SPICER: No, no; hold on, hold on.
QUESTION: So the president (inaudible) conclusion. He asked for (inaudible).
SPICER: I understand that.
QUESTION: ... for details before it was completed?
SPICER: Because as Chairman Nunes said, and again I'm just going to make it clear. Because he said that he wanted to make it very clear that the discussion and the revelations that he had were not -- did not regard anything to do with Russia and he wanted the president to understand that. But there seems to be this obsession with the process. You know, how did he get here? When did he go? What was the reaction? At some point, there should be a concern about the substance -- that's a very serious revelation that he's made about what happened during the 2016 election with respect to our side, and some of the things that happened. And at some point, I would implore, urge, beg some of you to use some of your investigative skills to look into what actually did happen; why did it happen; what was going on back there; who knew what, when.

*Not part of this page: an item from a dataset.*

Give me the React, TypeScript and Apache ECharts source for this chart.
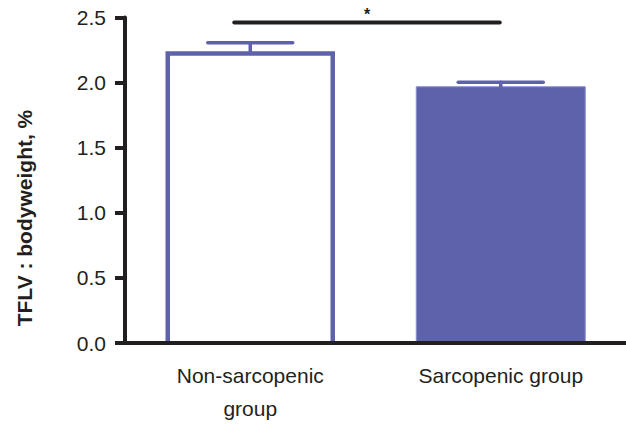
import React, { useEffect, useRef } from "react";
import * as echarts from "echarts";

const categories = ["Non-sarcopenic\ngroup", "Sarcopenic group"];
const means = [2.224, 1.972];
const errors = [0.082, 0.031];
const yTicks = { min: 0, max: 2.5, interval: 0.5 };
const sigLine = { from: 0, to: 1, y: 2.462, label: "*" };
const yName = "TFLV : bodyweight, %";

const BLUE = "#5e62aa";
const INK = "#231f20";
const FONT = "'Liberation Sans', Arial, Helvetica, sans-serif";
const OUTLINE_HALF = 82.5;

export default function App() {
  const ref = useRef<HTMLDivElement>(null);
  useEffect(() => {
    if (!ref.current) return;
    const chart = echarts.init(ref.current, undefined, { renderer: "svg" });
    chart.setOption({
      animation: false,
      grid: { left: 125, right: 0, top: 17.5, bottom: 74.3, containLabel: false },
      xAxis: {
        type: "category",
        data: categories,
        z: 10,
        axisLine: { lineStyle: { color: INK, width: 4 } },
        axisTick: { alignWithLabel: true, length: 10, lineStyle: { color: INK, width: 4 } },
        axisLabel: {
          color: INK,
          fontSize: 21,
          fontFamily: FONT,
          lineHeight: 33,
          margin: 16,
          interval: 0,
        },
      },
      yAxis: {
        type: "value",
        min: yTicks.min,
        max: yTicks.max,
        interval: yTicks.interval,
        z: 10,
        splitLine: { show: false },
        axisLine: { show: true, lineStyle: { color: INK, width: 4 } },
        axisTick: { show: true, length: 10, lineStyle: { color: INK, width: 4 } },
        axisLabel: {
          color: INK,
          fontSize: 21,
          fontFamily: FONT,
          margin: 19,
          formatter: (v: number) => v.toFixed(1),
        },
      },
      graphic: [
        {
          type: "text",
          x: 24,
          y: 218,
          rotation: Math.PI / 2,
          style: {
            text: yName,
            font: `bold 21px ${FONT}`,
            fill: INK,
            textAlign: "center",
            textVerticalAlign: "middle",
          },
        },
      ],
      series: [
        {
          type: "bar",
          barWidth: 170,
          data: [
            {
              value: means[0],
              itemStyle: { color: "#ffffff", borderWidth: 0 },
            },
            {
              value: means[1],
              itemStyle: { color: BLUE, borderColor: "#8a90d0", borderWidth: 1 },
            },
          ],
          z: 2,
        },
        {
          type: "custom",
          z: 3,
          data: [[0, means[0]]],
          renderItem: (params: any, api: any) => {
            const top = api.coord([api.value(0), api.value(1)]);
            const base = api.coord([api.value(0), 0]);
            const l = top[0] - OUTLINE_HALF;
            const r = top[0] + OUTLINE_HALF;
            return {
              type: "polyline",
              shape: {
                points: [
                  [l, base[1]],
                  [l, top[1]],
                  [r, top[1]],
                  [r, base[1]],
                ],
              },
              style: { stroke: BLUE, lineWidth: 4.5, fill: "none", lineJoin: "miter" },
            };
          },
        },
        {
          type: "custom",
          z: 3,
          data: means.map((m, i) => [i, m, errors[i]]),
          renderItem: (params: any, api: any) => {
            const i = api.value(0);
            const m = api.value(1);
            const e = api.value(2);
            const base = api.coord([i, m]);
            const top = api.coord([i, m + e]);
            const hw = 42.5;
            const style = { stroke: BLUE, lineWidth: 3.5, lineCap: "round" };
            return {
              type: "group",
              children: [
                { type: "line", shape: { x1: top[0], y1: top[1], x2: base[0], y2: base[1] }, style },
                { type: "line", shape: { x1: top[0] - hw, y1: top[1], x2: top[0] + hw, y2: top[1] }, style },
              ],
            };
          },
        },
        {
          type: "custom",
          z: 3,
          data: [[sigLine.from, sigLine.to, sigLine.y]],
          renderItem: (params: any, api: any) => {
            const a = api.coord([api.value(0), api.value(2)]);
            const b = api.coord([api.value(1), api.value(2)]);
            const x1 = a[0] - 16;
            const x2 = b[0] - 1;
            return {
              type: "group",
              children: [
                {
                  type: "line",
                  shape: { x1, y1: a[1], x2, y2: b[1] },
                  style: { stroke: INK, lineWidth: 4, lineCap: "round" },
                },
                {
                  type: "text",
                  x: (x1 + x2) / 2,
                  y: a[1] - 8,
                  style: {
                    text: sigLine.label,
                    font: `bold 16px ${FONT}`,
                    fill: INK,
                    textAlign: "center",
                    textVerticalAlign: "middle",
                  },
                },
              ],
            };
          },
        },
      ],
    });
    return () => chart.dispose();
  }, []);
  return (
    <div
      ref={ref}
      style={{ position: "absolute", left: 0, top: 0, width: 626, height: 425, background: "#fff" }}
    />
  );
}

But I think that there should be a similar concern, as opposed to figuring out whether he took a skateboard or a car here, to exactly what happened and why it happened.
And the reality is that whether he briefed us first or he briefed the Democratic members, and that's up to him to decide, the substance of what he shared should be troubling to everybody. And that's -- that's what I think is the important thing.
QUESTION: To follow on this thought, I want to ask you, at CPAC, President Trump said people, quote, "shouldn't be allowed to use sources unless they use someone's name." He said it does, quote, "tremendous disservice," -- just following up the conversation you started with Sarah earlier.
So I guess the simple question is: Chairman Nunes came out; he noted sources that he couldn't create and provide publicly. So why when it's politically advantageous, is that use of sourcing OK? But when it's politically damaging, it's not OK?
SPICER: No, I think there's a difference. He came out and briefed people on what he knew at the time, and said he was literally going to get further briefed and would have further updates.
That's a big difference in reporting and making a serious allegation.